Stretching Functions in MYP Extended Maths

What Is a Stretch?

A stretch scales a graph — making it taller or flatter, narrower or wider — without moving it to a different location. Stretches are distinct from translations and reflections because they change the distances between points, not just their position or sign. At Extended level, you need to handle both vertical and horizontal stretches with precision.

Vertical Stretch: af(x)

Multiplying the output by a constant a gives y = af(x). This stretches the graph vertically by a scale factor of a:

• If a > 1, the graph is stretched away from the x-axis (taller).
• If 0 < a < 1, the graph is compressed toward the x-axis (flatter).
• If a < 0, there is also a reflection in the x-axis (covered in Transformation Functions 2).

Every point (x, y) becomes (x, ay). The x-intercepts stay fixed; the y-intercept and all other y-values scale by a.

Horizontal Stretch: f(bx)

Replacing x with bx inside the function gives y = f(bx). This stretches the graph horizontally by a scale factor of 1/b:

• If b > 1, the graph is compressed horizontally (narrower).
• If 0 < b < 1, the graph is stretched horizontally (wider).

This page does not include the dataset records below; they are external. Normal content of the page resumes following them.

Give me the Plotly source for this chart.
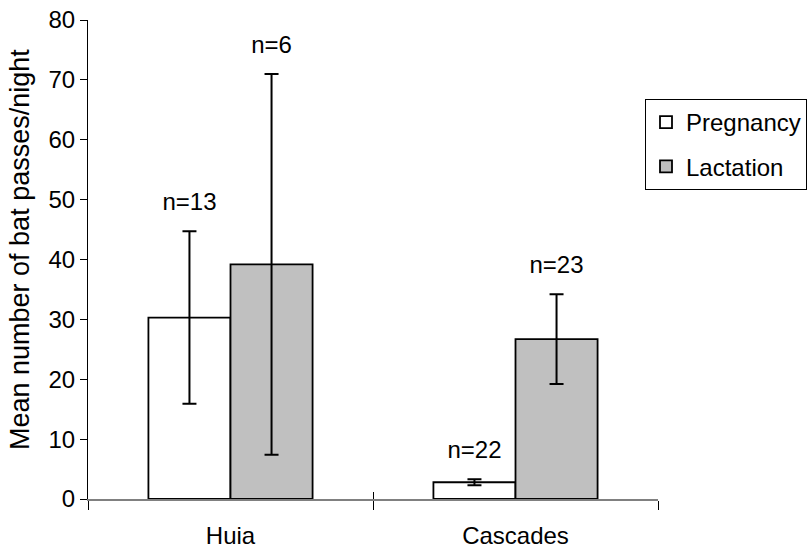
import plotly.graph_objects as go

# Mean bat passes per night by site and reproductive period (mean ± SE)
sites = ["Huia", "Cascades"]
pregnancy_mean = [30.3, 2.8]
pregnancy_err = [14.4, 0.5]
pregnancy_n = ["n=13", "n=22"]
lactation_mean = [39.2, 26.7]
lactation_err = [31.8, 7.5]
lactation_n = ["n=6", "n=23"]
y_title = "Mean number of bat passes/night"

FONT = "Liberation Sans, Arial, sans-serif"
FS = 24
LABEL_PAD = 4.5  # sample-size label sits this far (in data units) above the error bar
GAP = 0.424

fig = go.Figure()

series = [
    ("Pregnancy", pregnancy_mean, pregnancy_err, pregnancy_n, "white", "preg"),
    ("Lactation", lactation_mean, lactation_err, lactation_n, "#C0C0C0", "lact"),
]

for name, mean, err, nlab, color, grp in series:
    fig.add_trace(go.Bar(
        name=name, x=sites, y=mean, offsetgroup=grp, legendgroup=grp,
        marker=dict(color=color, line=dict(color="black", width=1.8)),
        error_y=dict(type="data", array=err, visible=True,
                     color="black", thickness=2, width=7),
        hoverinfo="skip",
    ))

for name, mean, err, nlab, color, grp in series:
    fig.add_trace(go.Scatter(
        x=sites, y=[m + e + LABEL_PAD for m, e in zip(mean, err)],
        mode="text", text=nlab, textposition="middle center",
        textfont=dict(family=FONT, size=FS, color="black"),
        offsetgroup=grp, showlegend=False, hoverinfo="skip",
    ))

# invisible trace on the overlay x axis so its category ticks are drawn
fig.add_trace(go.Scatter(x=sites, y=[0, 0], xaxis="x2", mode="markers",
                         marker=dict(opacity=0), showlegend=False,
                         hoverinfo="skip"))

fig.update_layout(
    width=809, height=552,
    margin=dict(l=88, r=151, t=20, b=53, autoexpand=False),
    paper_bgcolor="white", plot_bgcolor="white",
    font=dict(family=FONT, size=FS, color="black"),
    barmode="group", bargap=GAP, bargroupgap=0,
    scattermode="group", scattergap=GAP,
    showlegend=True,
    legend=dict(
        x=(645 - 88) / 570, xanchor="left", y=(499 - 99) / 479, yanchor="top",
        bordercolor="black", borderwidth=1, bgcolor="white",
        font=dict(family=FONT, size=FS), tracegroupgap=10,
    ),
    xaxis=dict(
        type="category", range=[-0.5, 1.5], tickson="boundaries",
        ticks="outside", ticklen=9, tickwidth=1, tickcolor="black",
        ticklabelstandoff=14,
        showline=True, linecolor="#808080", linewidth=2,
        showgrid=False, zeroline=False, fixedrange=True,
    ),
    xaxis2=dict(
        type="category", overlaying="x", range=[-0.5, 1.5], tickson="boundaries",
        ticks="inside", ticklen=7, tickwidth=1, tickcolor="black",
        showticklabels=False, showline=False, showgrid=False, zeroline=False,
        side="bottom", anchor="y",
    ),
    yaxis=dict(
        range=[0, 80], dtick=10, tick0=0,
        ticks="outside", ticklen=7, tickwidth=1, tickcolor="black",
        showline=True, linecolor="black", linewidth=1,
        showgrid=False, zeroline=False,
    ),
    yaxis2=dict(
        range=[0, 80], dtick=10, tick0=0, overlaying="y", side="left",
        ticks="inside", ticklen=7, tickwidth=1, tickcolor="black",
        showticklabels=False, showline=False, showgrid=False, zeroline=False,
    ),
    annotations=[dict(
        text=y_title, textangle=-90, showarrow=False,
        xref="paper", yref="paper", x=0, xanchor="center",
        xshift=-68, y=(499 - 250) / 479, yanchor="middle",
        font=dict(family=FONT, size=27, color="black"),
    )],
)

fig.write_html("out.html")
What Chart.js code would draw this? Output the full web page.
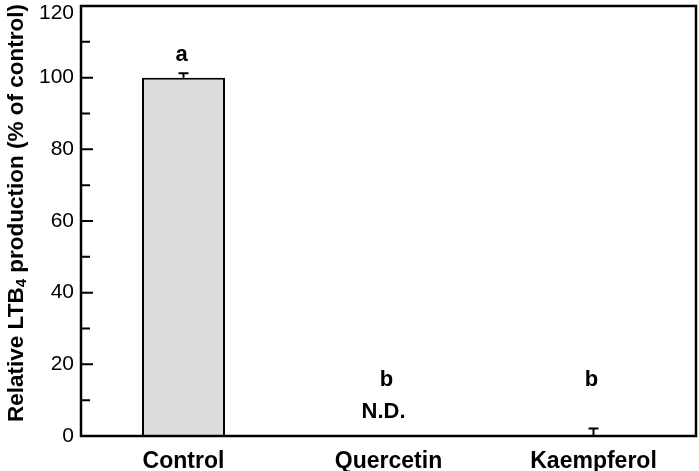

Every point (x, y) becomes (x/b, y). The y-intercept is unchanged; the x-intercepts and all other x-values scale by 1/b. As with horizontal translations, the scale factor is the reciprocal of b — a common source of confusion.

Worked Example

Start with f(x) = x². Then 2f(x) = 2x² is a narrower parabola (vertical stretch, scale factor 2). And f(2x) = (2x)² = 4x² — also appears narrower but for a different reason (horizontal compression, scale factor 1/2). Understanding the distinction matters for Criterion C communication tasks.

Common Mistakes

• Confusing af(x) and f(bx) — one scales y-values, the other scales x-values.
• Forgetting that f(bx) has a horizontal scale factor of 1/b, not b.
• Not updating the x-intercepts when applying a horizontal stretch.